Word for word, copy all the data and drop the pictures.
▽
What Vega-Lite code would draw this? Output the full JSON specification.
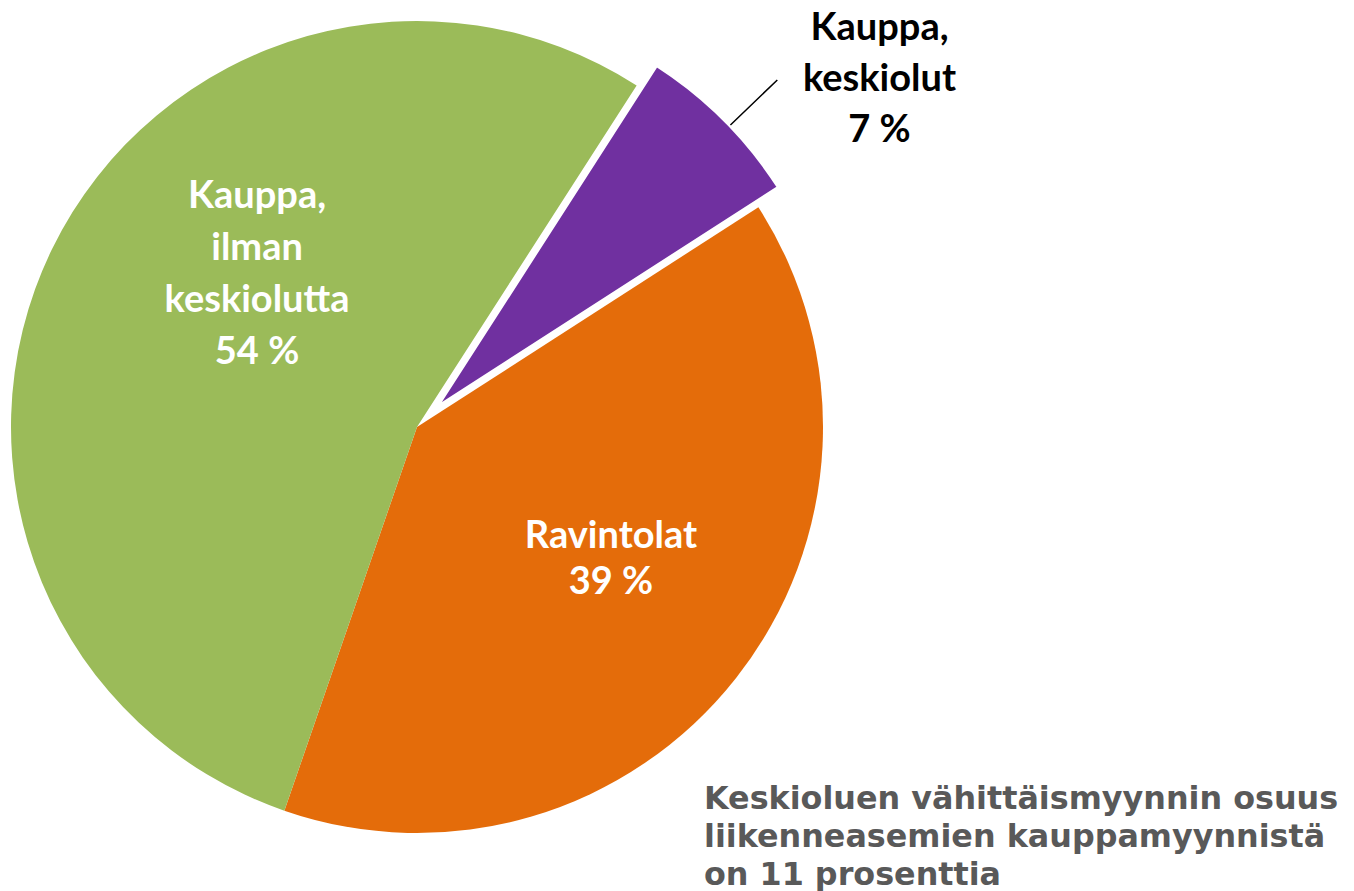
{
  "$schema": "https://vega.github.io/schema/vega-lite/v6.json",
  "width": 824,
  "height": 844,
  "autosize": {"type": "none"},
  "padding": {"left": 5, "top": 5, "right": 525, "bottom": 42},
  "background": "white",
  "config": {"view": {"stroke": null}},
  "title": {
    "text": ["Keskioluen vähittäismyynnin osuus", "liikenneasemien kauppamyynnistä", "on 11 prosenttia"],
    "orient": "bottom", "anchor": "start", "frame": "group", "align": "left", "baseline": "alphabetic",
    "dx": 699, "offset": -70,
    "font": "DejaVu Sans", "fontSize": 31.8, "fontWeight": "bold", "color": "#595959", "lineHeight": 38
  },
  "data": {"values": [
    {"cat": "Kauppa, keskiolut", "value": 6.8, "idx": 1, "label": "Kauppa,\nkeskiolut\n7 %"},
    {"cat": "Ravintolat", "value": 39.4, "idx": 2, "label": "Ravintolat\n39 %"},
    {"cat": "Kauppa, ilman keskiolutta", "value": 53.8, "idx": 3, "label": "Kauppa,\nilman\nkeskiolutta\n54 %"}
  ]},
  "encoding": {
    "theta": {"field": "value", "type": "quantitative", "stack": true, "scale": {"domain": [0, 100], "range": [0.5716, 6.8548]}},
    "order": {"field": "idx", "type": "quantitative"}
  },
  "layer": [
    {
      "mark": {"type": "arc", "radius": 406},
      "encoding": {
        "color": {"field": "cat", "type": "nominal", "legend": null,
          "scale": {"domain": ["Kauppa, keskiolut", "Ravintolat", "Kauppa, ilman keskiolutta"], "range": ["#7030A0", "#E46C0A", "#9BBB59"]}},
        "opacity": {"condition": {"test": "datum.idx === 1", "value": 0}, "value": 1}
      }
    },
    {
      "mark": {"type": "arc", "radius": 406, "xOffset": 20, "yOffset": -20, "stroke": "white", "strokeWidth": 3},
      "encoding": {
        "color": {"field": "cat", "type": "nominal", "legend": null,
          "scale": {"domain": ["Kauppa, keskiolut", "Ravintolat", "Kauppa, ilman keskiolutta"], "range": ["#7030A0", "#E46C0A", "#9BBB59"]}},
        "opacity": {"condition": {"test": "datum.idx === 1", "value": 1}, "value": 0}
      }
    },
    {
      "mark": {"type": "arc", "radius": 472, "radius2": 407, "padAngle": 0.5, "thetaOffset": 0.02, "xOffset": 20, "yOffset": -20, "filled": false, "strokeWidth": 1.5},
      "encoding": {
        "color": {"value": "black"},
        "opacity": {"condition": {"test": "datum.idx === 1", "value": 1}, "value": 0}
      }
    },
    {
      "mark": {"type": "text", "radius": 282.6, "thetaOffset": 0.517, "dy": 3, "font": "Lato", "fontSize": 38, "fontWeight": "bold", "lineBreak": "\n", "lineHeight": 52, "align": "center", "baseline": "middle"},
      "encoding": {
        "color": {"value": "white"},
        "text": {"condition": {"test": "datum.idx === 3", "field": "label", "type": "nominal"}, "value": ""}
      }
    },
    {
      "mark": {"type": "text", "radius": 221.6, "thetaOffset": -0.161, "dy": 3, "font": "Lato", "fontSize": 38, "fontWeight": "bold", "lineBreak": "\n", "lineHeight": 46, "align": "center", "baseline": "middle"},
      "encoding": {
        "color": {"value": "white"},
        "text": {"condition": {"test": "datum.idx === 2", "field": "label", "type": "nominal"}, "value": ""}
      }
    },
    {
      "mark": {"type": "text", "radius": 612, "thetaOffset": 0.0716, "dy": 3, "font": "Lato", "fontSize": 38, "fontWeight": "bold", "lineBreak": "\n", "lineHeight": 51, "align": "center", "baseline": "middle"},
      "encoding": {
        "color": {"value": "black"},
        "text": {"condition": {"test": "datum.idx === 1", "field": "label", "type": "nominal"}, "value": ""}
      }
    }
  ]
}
△
▸ **RESPONSE BELOW**
What Vega-Lite code would draw this? Output the full JSON specification.
{
  "$schema": "https://vega.github.io/schema/vega-lite/v6.json",
  "width": 824,
  "height": 844,
  "autosize": {"type": "none"},
  "padding": {"left": 5, "top": 5, "right": 525, "bottom": 42},
  "background": "white",
  "config": {"view": {"stroke": null}},
  "title": {
    "text": ["Keskioluen vähittäismyynnin osuus", "liikenneasemien kauppamyynnistä", "on 11 prosenttia"],
    "orient": "bottom", "anchor": "start", "frame": "group", "align": "left", "baseline": "alphabetic",
    "dx": 699, "offset": -70,
    "font": "DejaVu Sans", "fontSize": 31.8, "fontWeight": "bold", "color": "#595959", "lineHeight": 38
  },
  "data": {"values": [
    {"cat": "Kauppa, keskiolut", "value": 6.8, "idx": 1, "label": "Kauppa,\nkeskiolut\n7 %"},
    {"cat": "Ravintolat", "value": 39.4, "idx": 2, "label": "Ravintolat\n39 %"},
    {"cat": "Kauppa, ilman keskiolutta", "value": 53.8, "idx": 3, "label": "Kauppa,\nilman\nkeskiolutta\n54 %"}
  ]},
  "encoding": {
    "theta": {"field": "value", "type": "quantitative", "stack": true, "scale": {"domain": [0, 100], "range": [0.5716, 6.8548]}},
    "order": {"field": "idx", "type": "quantitative"}
  },
  "layer": [
    {
      "mark": {"type": "arc", "radius": 406},
      "encoding": {
        "color": {"field": "cat", "type": "nominal", "legend": null,
          "scale": {"domain": ["Kauppa, keskiolut", "Ravintolat", "Kauppa, ilman keskiolutta"], "range": ["#7030A0", "#E46C0A", "#9BBB59"]}},
        "opacity": {"condition": {"test": "datum.idx === 1", "value": 0}, "value": 1}
      }
    },
    {
      "mark": {"type": "arc", "radius": 406, "xOffset": 20, "yOffset": -20, "stroke": "white", "strokeWidth": 3},
      "encoding": {
        "color": {"field": "cat", "type": "nominal", "legend": null,
          "scale": {"domain": ["Kauppa, keskiolut", "Ravintolat", "Kauppa, ilman keskiolutta"], "range": ["#7030A0", "#E46C0A", "#9BBB59"]}},
        "opacity": {"condition": {"test": "datum.idx === 1", "value": 1}, "value": 0}
      }
    },
    {
      "mark": {"type": "arc", "radius": 472, "radius2": 407, "padAngle": 0.5, "thetaOffset": 0.02, "xOffset": 20, "yOffset": -20, "filled": false, "strokeWidth": 1.5},
      "encoding": {
        "color": {"value": "black"},
        "opacity": {"condition": {"test": "datum.idx === 1", "value": 1}, "value": 0}
      }
    },
    {
      "mark": {"type": "text", "radius": 282.6, "thetaOffset": 0.517, "dy": 3, "font": "Lato", "fontSize": 38, "fontWeight": "bold", "lineBreak": "\n", "lineHeight": 52, "align": "center", "baseline": "middle"},
      "encoding": {
        "color": {"value": "white"},
        "text": {"condition": {"test": "datum.idx === 3", "field": "label", "type": "nominal"}, "value": ""}
      }
    },
    {
      "mark": {"type": "text", "radius": 221.6, "thetaOffset": -0.161, "dy": 3, "font": "Lato", "fontSize": 38, "fontWeight": "bold", "lineBreak": "\n", "lineHeight": 46, "align": "center", "baseline": "middle"},
      "encoding": {
        "color": {"value": "white"},
        "text": {"condition": {"test": "datum.idx === 2", "field": "label", "type": "nominal"}, "value": ""}
      }
    },
    {
      "mark": {"type": "text", "radius": 612, "thetaOffset": 0.0716, "dy": 3, "font": "Lato", "fontSize": 38, "fontWeight": "bold", "lineBreak": "\n", "lineHeight": 51, "align": "center", "baseline": "middle"},
      "encoding": {
        "color": {"value": "black"},
        "text": {"condition": {"test": "datum.idx === 1", "field": "label", "type": "nominal"}, "value": ""}
      }
    }
  ]
}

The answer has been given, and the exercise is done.